EXERCISE:
Write out the records below from the first line through the line containing "241, 252, 260, 271, 281, 290, 298, 306, 314, 322]", leaving out any pictures.

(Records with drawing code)
------------------------------------
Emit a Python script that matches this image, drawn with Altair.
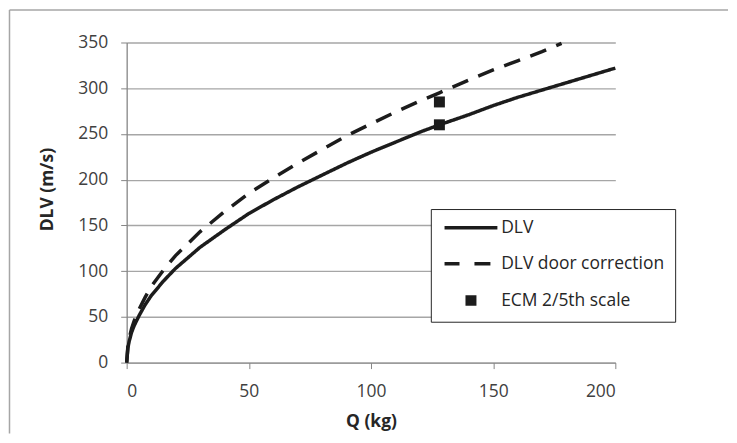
import altair as alt
import pandas as pd

# ---- data ----
series_names = ["DLV", "DLV door correction", "ECM 2/5th scale"]

q_dlv = [0, 0.5, 1, 2, 3, 5, 7.5, 10, 15, 20, 30, 40, 50, 60, 70, 80, 90, 100,
         110, 120, 128, 140, 150, 160, 170, 180, 190, 200]
v_dlv = [0, 16, 23, 33, 40, 51, 63, 73, 89, 103, 126, 145, 163, 178, 192, 205, 218, 230,
         241, 252, 260, 271, 281, 290, 298, 306, 314, 322]

q_door = [0, 0.5, 1, 2, 3, 5, 7.5, 10, 15, 20, 30, 40, 50, 60, 70, 80, 90, 100,
          110, 120, 128, 140, 150, 160, 170, 178]
v_door = [0, 18, 26, 37, 45, 58, 71, 83, 101, 117, 143, 165, 185, 202, 218, 233, 248, 261,
          274, 286, 295, 309, 320, 330, 340, 349]

q_ecm = [128, 128]
v_ecm = [260, 285]

x_ticks = [0, 50, 100, 150, 200]
y_ticks = [0, 50, 100, 150, 200, 250, 300, 350]

# ---- tables ----
lines_df = pd.concat([
    pd.DataFrame({"Q": q_dlv, "V": v_dlv, "series": series_names[0]}),
    pd.DataFrame({"Q": q_door, "V": v_door, "series": series_names[1]}),
], ignore_index=True)
ecm_df = pd.DataFrame({"Q": q_ecm, "V": v_ecm, "series": series_names[2]})

FONT = "Open Sans"
INK = "#1c1c1c"
GRID = "#a6a6a6"
AXIS = "#868686"

x_enc = alt.X(
    "Q:Q",
    scale=alt.Scale(domain=[0, 200], nice=False),
    axis=alt.Axis(values=x_ticks, title="Q (kg)", grid=False, domainColor=AXIS,
                  tickColor=AXIS, tickSize=6, labelPadding=14, labelFont=FONT,
                  labelFontSize=17.5, labelColor="#404040", titleFont=FONT,
                  titleFontSize=17.5, titleFontWeight="bold", titleColor="#262626",
                  titlePadding=13),
)
y_enc = alt.Y(
    "V:Q",
    scale=alt.Scale(domain=[0, 350], nice=False),
    axis=alt.Axis(values=y_ticks, title="DLV (m/s)", grid=True, gridColor=GRID,
                  gridWidth=1.3, domainColor=AXIS, domainWidth=1.3, tickColor=AXIS,
                  tickSize=6, labelPadding=13, labelFont=FONT, labelFontSize=17.5,
                  labelColor="#404040", titleFont=FONT, titleFontSize=17.5,
                  titleFontWeight="bold", titleColor="#262626", titleX=-70, titleY=147),
)

lines = alt.Chart(lines_df).mark_line(strokeWidth=3.5, color=INK).encode(
    x=x_enc,
    y=y_enc,
    strokeDash=alt.StrokeDash(
        "series:N",
        scale=alt.Scale(domain=series_names[:2], range=[[1, 0], [17, 11]]),
        legend=None,
    ),
)

squares = alt.Chart(ecm_df).mark_point(
    shape="square", filled=True, size=121, opacity=1, color=INK
).encode(x="Q:Q", y="V:Q")

# legend symbols drawn as stroked paths: solid line, dashed line, small square
sym_solid = "M-1,0H9.6"
sym_dash = "M-1,0H2M5,0H8.2"
sym_square = "M3.2,-0.7H5.4M3.2,0H5.4M3.2,0.7H5.4"

legend_layer = alt.Chart(ecm_df).mark_point(
    filled=False, opacity=0, size=100, color=INK, strokeWidth=3.5
).encode(
    x="Q:Q",
    y="V:Q",
    shape=alt.Shape(
        "series:N",
        scale=alt.Scale(domain=series_names, range=[sym_solid, sym_dash, sym_square]),
        legend=alt.Legend(
            title=None, orient="none", legendX=305, legendY=167,
            symbolSize=100, symbolStrokeWidth=3.5, symbolStrokeColor=INK,
            symbolOpacity=1,
            labelFont=FONT, labelFontSize=17.5, labelColor="#262626", labelLimit=400,
            labelOffset=43, rowPadding=17, padding=10,
            strokeColor="#262626", fillColor="white",
        ),
    ),
)

frame_df = pd.DataFrame({"k": [0]})
frame_top = alt.Chart(frame_df).mark_rule(color=GRID, strokeWidth=1.5).encode(
    x=alt.value(-117.5), x2=alt.value(603), y=alt.value(-32.5)
)
frame_left = alt.Chart(frame_df).mark_rule(color=GRID, strokeWidth=1.5).encode(
    x=alt.value(-117.5), y=alt.value(-32.5), y2=alt.value(392)
)

chart = alt.layer(frame_top, frame_left, lines, squares, legend_layer).properties(
    width=490, height=321, padding=0, background="white"
).configure_view(stroke=None)

chart.save("out.html", embed_options={"renderer": "svg", "actions": False})
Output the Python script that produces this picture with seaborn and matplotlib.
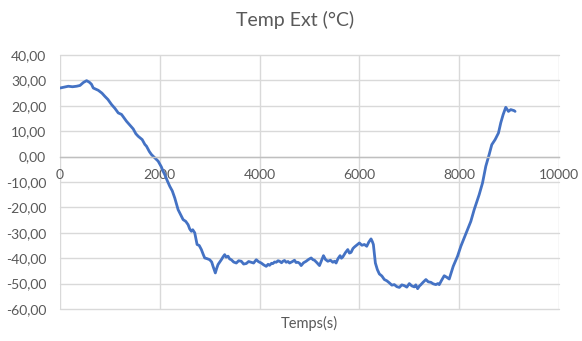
import matplotlib
matplotlib.use("Agg")
import matplotlib.pyplot as plt
import seaborn as sns
import pandas as pd

# ---- data ----
time_s = [0, 100, 167, 250, 333, 400, 470, 533, 587, 630, 667, 767, 840, 900, 960,
          1033, 1100, 1167, 1233, 1333, 1400, 1467, 1520, 1567, 1647, 1700, 1733,
          1790, 1833, 1900, 1967, 2030, 2067, 2100, 2150, 2200, 2250, 2300, 2367,
          2420, 2467, 2520, 2567, 2600, 2633, 2660, 2700, 2747, 2790, 2833, 2870,
          2900, 2950, 3000, 3040, 3067, 3113, 3140, 3167,
          3233, 3270, 3300, 3330, 3367, 3400, 3433, 3480, 3533, 3580, 3633, 3680,
          3733, 3780, 3833, 3880, 3933, 3980, 4033, 4080, 4133, 4170, 4200, 4240,
          4267, 4300, 4333, 4370, 4400, 4440, 4467, 4500, 4533, 4570, 4600, 4650,
          4700, 4730, 4767, 4800, 4833, 4880, 4933, 4980, 5033, 5070, 5100, 5150,
          5200, 5240, 5280, 5320, 5367, 5420, 5467, 5500, 5533, 5570, 5613, 5640,
          5667, 5720, 5767, 5800, 5833, 5870, 5900, 5950, 6000, 6050, 6100, 6147,
          6190, 6233, 6260, 6280,
          6320, 6360, 6400, 6450, 6500, 6550, 6600, 6650, 6700, 6750, 6800, 6850,
          6900, 6950, 7000, 7050, 7100, 7130, 7167, 7200, 7233, 7280, 7333, 7380,
          7433, 7480, 7533, 7570, 7600, 7650, 7700, 7750, 7800,
          7880, 7967, 8033, 8133, 8233, 8300, 8400, 8467,
          8533, 8600, 8653, 8720, 8787, 8833, 8880, 8933, 8987, 9033, 9100, 9120]
temp_ext = [27.0, 27.4, 27.7, 27.5, 27.7, 28.0, 29.2, 29.9, 29.3, 28.5, 27.0, 26.1,
            25.0, 23.7, 22.5, 20.5, 19.0, 17.2, 16.6, 13.9, 12.4, 10.9, 9.0, 8.0,
            6.7, 4.8, 4.1, 2.0, 0.8, -0.5, -1.8, -4.0, -5.8, -7.1, -9.5, -11.7,
            -13.5, -16.3, -20.9, -23.0, -24.8, -25.5, -26.8, -28.5, -29.4, -28.8,
            -30.0, -34.6, -35.0, -36.6, -38.5, -39.9, -40.2, -40.6, -41.5, -43.2,
            -45.8, -44.0, -42.5,
            -40.6, -39.4, -38.6, -39.6, -39.2, -40.3, -40.6, -41.5, -41.9, -41.0,
            -41.2, -42.3, -42.1, -41.3, -41.6, -41.9, -40.6, -41.4, -41.9, -42.6,
            -43.2, -42.4, -42.8, -42.0, -42.1, -41.5, -41.6, -41.0, -41.2, -41.8,
            -41.2, -40.9, -41.6, -41.3, -41.9, -41.4, -40.8, -41.7, -41.6, -42.0,
            -42.9, -41.8, -41.2, -40.5, -39.9, -40.6, -40.8, -41.8, -42.9, -41.0,
            -39.0, -40.5, -41.2, -40.8, -41.6, -41.2, -41.9, -40.2, -39.0, -40.0,
            -39.5, -37.8, -36.6, -38.0, -37.7, -36.2, -35.6, -34.8, -34.0, -34.9,
            -34.6, -35.3, -33.6, -32.4, -33.5, -34.6,
            -41.9, -44.5, -46.2, -47.0, -48.4, -48.9, -49.7, -50.6, -50.4, -51.2,
            -51.5, -50.5, -50.8, -51.4, -50.0, -50.9, -51.3, -50.5, -52.0, -51.0,
            -50.4, -49.4, -48.4, -49.3, -49.5, -50.1, -50.4, -50.0, -50.4, -48.6,
            -46.9, -47.5, -48.2,
            -43.2, -39.2, -35.3, -30.4, -25.5, -20.9, -15.0, -10.4, -3.8, 0.8, 4.7,
            6.7, 9.3, 13.3, 16.5, 19.4, 17.8, 18.5, 18.1, 17.8]
x_ticks = [0, 2000, 4000, 6000, 8000, 10000]
y_ticks = [-60, -50, -40, -30, -20, -10, 0, 10, 20, 30, 40]
title = "Temp Ext (°C)"
x_label = "Temps(s)"

df = pd.DataFrame({"Temps": time_s, "Temp": temp_ext})

sns.set_style("white")
plt.rcParams["font.family"] = ["Lato", "DejaVu Sans"]

fig = plt.figure(figsize=(5.82, 3.41), dpi=100)
W, H = 582, 341
ax = fig.add_axes([60 / W, 1 - 309 / H, (559 - 60) / W, (309 - 55) / H])

sns.lineplot(data=df, x="Temps", y="Temp", ax=ax, color="#4472C4",
             linewidth=2.0, sort=False)

ax.set_xlim(x_ticks[0], x_ticks[-1])
ax.set_ylim(y_ticks[0], y_ticks[-1])
ax.set_xticks(x_ticks)
ax.set_yticks(y_ticks)
ax.set_yticklabels([f"{v:.2f}".replace(".", ",") for v in y_ticks])
ax.set_xticklabels([str(v) for v in x_ticks])

grid_c = "#D9D9D9"
ax.grid(True, color=grid_c, linewidth=1.0)
for ln in ax.get_xgridlines() + ax.get_ygridlines():
    ln.set_clip_on(False)
for s in ["top", "right", "left"]:
    ax.spines[s].set_visible(False)
ax.spines["bottom"].set_position(("data", 0))
ax.spines["bottom"].set_color("#BFBFBF")
ax.spines["bottom"].set_linewidth(1.0)
ax.set_axisbelow(True)

txt_c = "#595959"
ax.tick_params(axis="both", length=0, labelsize=10, labelcolor=txt_c)
ax.tick_params(axis="y", pad=10)
ax.tick_params(axis="x", pad=9)

ax.set_xlabel(x_label, fontsize=10.5, color=txt_c)
ax.set_ylabel("")
ax.xaxis.set_label_coords(0.5, -0.055)
ax.xaxis.label.set_va("center")

fig.text(295.5 / W, 1 - 20 / H, title, ha="center", va="center",
         fontsize=14, color=txt_c)

fig.savefig("out.png", dpi=100)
------------------------------------
OUTPUT BELOW:
Emit a Python script that matches this image, drawn with Altair.
import altair as alt
import pandas as pd

# ---- data ----
series_names = ["DLV", "DLV door correction", "ECM 2/5th scale"]

q_dlv = [0, 0.5, 1, 2, 3, 5, 7.5, 10, 15, 20, 30, 40, 50, 60, 70, 80, 90, 100,
         110, 120, 128, 140, 150, 160, 170, 180, 190, 200]
v_dlv = [0, 16, 23, 33, 40, 51, 63, 73, 89, 103, 126, 145, 163, 178, 192, 205, 218, 230,
         241, 252, 260, 271, 281, 290, 298, 306, 314, 322]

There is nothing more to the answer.